THE “DUMB TAKE I KIND OF BELIEVE”

If Scottie Scheffler doesn’t win the Open, it will be a slightly disappointing year for him.

Is this dumb? Oh yeah! Extremely dumb! He’s been incredible, he’s having the best season of anybody since Tiger, and he already won a major. Butttttt…to win that much, and not come away with at least two majors? Doesn’t it feel a little like a missed opportunity? A little?

It was hard to write this, because I realize in the logical part of my brain that it’s an absolutely indefensible take, particularly after he notched yet another win at the Travelers. And yet, my inner dumb guy is behind it 1000%, and you cannot convince him he’s wrong. When will Scottie ever be this good again? When will anyone? When you’re this hot, you just gotta max out the majors. And if he can’t win the Open at Troon, he’s basically Greg Norman. PRINT IT.

THE READER STORY OF THE WEEK

Brian from Statesboro, GA, knows what it is to choke:

My choking story is from last November and a family trip to Pinehurst.

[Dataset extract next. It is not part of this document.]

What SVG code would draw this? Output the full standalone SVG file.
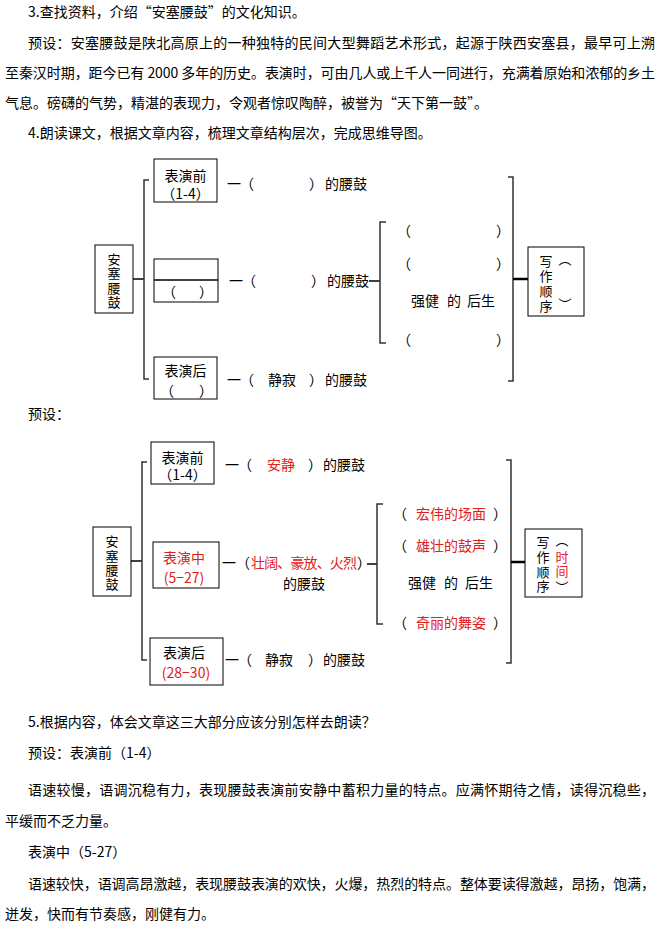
<svg xmlns="http://www.w3.org/2000/svg" width="665" height="926" viewBox="0 0 665 926">
<style>
.t{font-family:"Noto Sans CJK SC","Liberation Sans",sans-serif;font-size:14px;fill:#000;dominant-baseline:central}
.v{font-size:13px}
.m{text-anchor:middle}
.r{fill:#e02020}
.box{fill:#fff;stroke:#000;stroke-width:1}
.br{fill:none;stroke:#333;stroke-width:1.5}
.ln{fill:none;stroke:#000;stroke-width:1.5}
.th{fill:none;stroke:#000;stroke-width:2.5}
</style>
<rect width="665" height="926" fill="#fff"/>
<g id="body-top">
<text class="t" x="28" y="11">3.查找资料，介绍“安塞腰鼓”的文化知识。</text>
<text class="t" x="28" y="42" textLength="627" lengthAdjust="spacing">预设：安塞腰鼓是陕北高原上的一种独特的民间大型舞蹈艺术形式，起源于陕西安塞县，最早可上溯</text>
<text class="t" x="5" y="72" textLength="650" lengthAdjust="spacing">至秦汉时期，距今已有 2000 多年的历史。表演时，可由几人或上千人一同进行，充满着原始和浓郁的乡土</text>
<text class="t" x="5" y="102">气息。磅礴的气势，精湛的表现力，令观者惊叹陶醉，被誉为“天下第一鼓”。</text>
<text class="t" x="28" y="132">4.朗读课文，根据文章内容，梳理文章结构层次，完成思维导图。</text>
</g>
<g id="connectors">
<path class="ln" d="M133,279H144"/>
<path class="br" d="M149,180H144V379H149"/>
<path class="ln" d="M369,281H380"/>
<path class="br" d="M386,222H380V343H386"/>
<path class="br" d="M508,177H513V381H508"/>
<path class="th" d="M513,279H528"/>
<path class="ln" d="M131,561H142"/>
<path class="br" d="M147,462H142V660H147"/>
<path class="ln" d="M367,564H377"/>
<path class="br" d="M383,504H377V624H383"/>
<path class="br" d="M506,460H511V663H506"/>
<path class="th" d="M511,562H525"/>
</g>
<g id="d1-root">
<rect class="box" x="95" y="245" width="38" height="68"/>
<text class="t v m"><tspan x="114" y="258">安</tspan><tspan x="114" y="272">塞</tspan><tspan x="114" y="287">腰</tspan><tspan x="114" y="301">鼓</tspan></text>
</g>
<g id="d1-before">
<rect class="box" x="154" y="159" width="63" height="43"/>
<text class="t m" x="185.5" y="175">表演前</text>
<text class="t m" x="185.5" y="193">（1-4）</text>
</g>
<g id="d1-during">
<rect class="box" x="154" y="259" width="64" height="43"/>
<path class="ln" d="M154,280H218" stroke-width="1"/>
<text class="t" y="291"><tspan x="162">（</tspan><tspan x="199">）</tspan></text>
</g>
<g id="d1-after">
<rect class="box" x="154" y="357" width="63" height="42"/>
<text class="t m" x="185.5" y="370">表演后</text>
<text class="t" y="390"><tspan x="160">（</tspan><tspan x="199">）</tspan></text>
</g>
<g id="d1-row1">
<text class="t" y="183"><tspan x="227">一</tspan><tspan x="240">（</tspan><tspan x="309">）</tspan><tspan x="325">的腰鼓</tspan></text>
</g>
<g id="d1-row2">
<text class="t" y="280"><tspan x="229">一</tspan><tspan x="242">（</tspan><tspan x="311">）</tspan><tspan x="327">的腰鼓</tspan></text>
</g>
<g id="d1-row3">
<text class="t" y="379"><tspan x="227">一</tspan><tspan x="240">（</tspan><tspan x="268">静寂</tspan><tspan x="309">）</tspan><tspan x="325">的腰鼓</tspan></text>
</g>
<g id="d1-details">
<text class="t" y="230"><tspan x="397">（</tspan><tspan x="496">）</tspan></text>
<text class="t" y="263"><tspan x="397">（</tspan><tspan x="496">）</tspan></text>
<text class="t" y="300"><tspan x="411">强健</tspan><tspan x="447">的</tspan><tspan x="467">后生</tspan></text>
<text class="t" y="339"><tspan x="397">（</tspan><tspan x="496">）</tspan></text>
</g>
<g id="d1-order">
<rect class="box" x="528" y="247" width="56" height="69"/>
<text class="t v m"><tspan x="546" y="260">写</tspan><tspan x="546" y="275">作</tspan><tspan x="546" y="290">顺</tspan><tspan x="546" y="305">序</tspan></text>
<text class="t v m"><tspan x="565" y="258">︵</tspan><tspan x="565" y="303">︶</tspan></text>
</g>
<text class="t" x="28" y="413">预设：</text>
<g id="d2-root">
<rect class="box" x="93" y="527" width="38" height="69"/>
<text class="t v m"><tspan x="112" y="540">安</tspan><tspan x="112" y="555">塞</tspan><tspan x="112" y="569">腰</tspan><tspan x="112" y="583">鼓</tspan></text>
</g>
<g id="d2-before">
<rect class="box" x="151" y="442" width="63" height="42"/>
<text class="t m" x="182.5" y="457">表演前</text>
<text class="t m" x="182.5" y="474">（1-4）</text>
</g>
<g id="d2-during">
<rect class="box" x="153" y="542" width="66" height="46"/>
<text class="t m r" x="184" y="557">表演中</text>
<text class="t m r" x="184" y="577">(5−27)</text>
</g>
<g id="d2-after">
<rect class="box" x="150" y="638" width="73" height="47"/>
<text class="t m" x="184" y="652">表演后</text>
<text class="t m r" x="186" y="672">(28−30)</text>
</g>
<g id="d2-row1">
<text class="t" y="464"><tspan x="225">一</tspan><tspan x="238">（</tspan><tspan x="267" class="r">安静</tspan><tspan x="308">）</tspan><tspan x="323">的腰鼓</tspan></text>
</g>
<g id="d2-row2">
<text class="t" y="562"><tspan x="222">一</tspan><tspan x="236">（</tspan><tspan x="251" class="r" textLength="106" lengthAdjust="spacing">壮阔、豪放、火烈</tspan><tspan x="357">）</tspan></text>
<text class="t" x="283" y="583">的腰鼓</text>
</g>
<g id="d2-row3">
<text class="t" y="659"><tspan x="225">一</tspan><tspan x="238">（</tspan><tspan x="265">静寂</tspan><tspan x="308">）</tspan><tspan x="323">的腰鼓</tspan></text>
</g>
<g id="d2-details">
<text class="t" y="513"><tspan x="393">（</tspan><tspan x="416" class="r">宏伟的场面</tspan><tspan x="493">）</tspan></text>
<text class="t" y="545"><tspan x="393">（</tspan><tspan x="416" class="r">雄壮的鼓声</tspan><tspan x="493">）</tspan></text>
<text class="t" y="582"><tspan x="408">强健</tspan><tspan x="444">的</tspan><tspan x="465">后生</tspan></text>
<text class="t" y="622"><tspan x="393">（</tspan><tspan x="416" class="r">奇丽的舞姿</tspan><tspan x="493">）</tspan></text>
</g>
<g id="d2-order">
<rect class="box" x="525" y="529" width="57" height="68"/>
<text class="t v m"><tspan x="543" y="541">写</tspan><tspan x="543" y="556">作</tspan><tspan x="543" y="571">顺</tspan><tspan x="543" y="585">序</tspan></text>
<text class="t v m"><tspan x="562" y="539">︵</tspan><tspan x="562" y="556" class="r">时</tspan><tspan x="562" y="570" class="r">间</tspan><tspan x="562" y="586">︶</tspan></text>
</g>
<g id="body-bottom">
<text class="t" x="28" y="721">5.根据内容，体会文章这三大部分应该分别怎样去朗读？</text>
<text class="t" x="28" y="752">预设：表演前（1-4）</text>
<text class="t" x="28" y="789" textLength="627" lengthAdjust="spacing">语速较慢，语调沉稳有力，表现腰鼓表演前安静中蓄积力量的特点。应满怀期待之情，读得沉稳些，</text>
<text class="t" x="5" y="820">平缓而不乏力量。</text>
<text class="t" x="28" y="851">表演中（5-27）</text>
<text class="t" x="28" y="883" textLength="627" lengthAdjust="spacing">语速较快，语调高昂激越，表现腰鼓表演的欢快，火爆，热烈的特点。整体要读得激越，昂扬，饱满，</text>
<text class="t" x="5" y="913">迸发，快而有节奏感，刚健有力。</text>
</g>
</svg>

Sunday we were fortunate enough tee it up on Pinehurst No. 2. I’m a 16 handicap so my expectations were low for the day as far as score, but high for the overall experience. Played decent on the front and unraveled on the back. Coming to 18 I was determined to end things on a high note. That is not what happened. Tee shot went left into the wispy stuff, but the lie was decent. Hit out into the Bryson bunker, did not follow that up with a Bryson bunker shot. Mine hit the green and scooted off the back about 20 yards from the porch at the clubhouse. It was about 12:30pm and Sunday brunch was in full swing on a beautiful November day. In other words, the porch was packed. I took my putter and a wedge thinking I’d probably putt the ball up the hill instead of blading a chip into the bunker on the other side. As I approach my ball, putter in hand, a guy on the porch yells out “Don’t putt it!” and just about every person on the porch laughed. At that point I had to chip and proceeded to hit the chunk of all chunks. Ball hit the hill a foot in front of me and rolled back behind me. Ended up making triple bogey and haven’t stood over a ball to chip without thinking of that moment since.

Absolutely brutal. I have also played No. 2 as a mid-handicap (NOT fun), and the 18th hole verandah pressure is real. Those judge-y cocktail-sipping sadists just love to heckle from the comfort of their Adirondack chairs. The guy who yelled at you should be in a Siberian gulag. Brian, you’re basically Rory.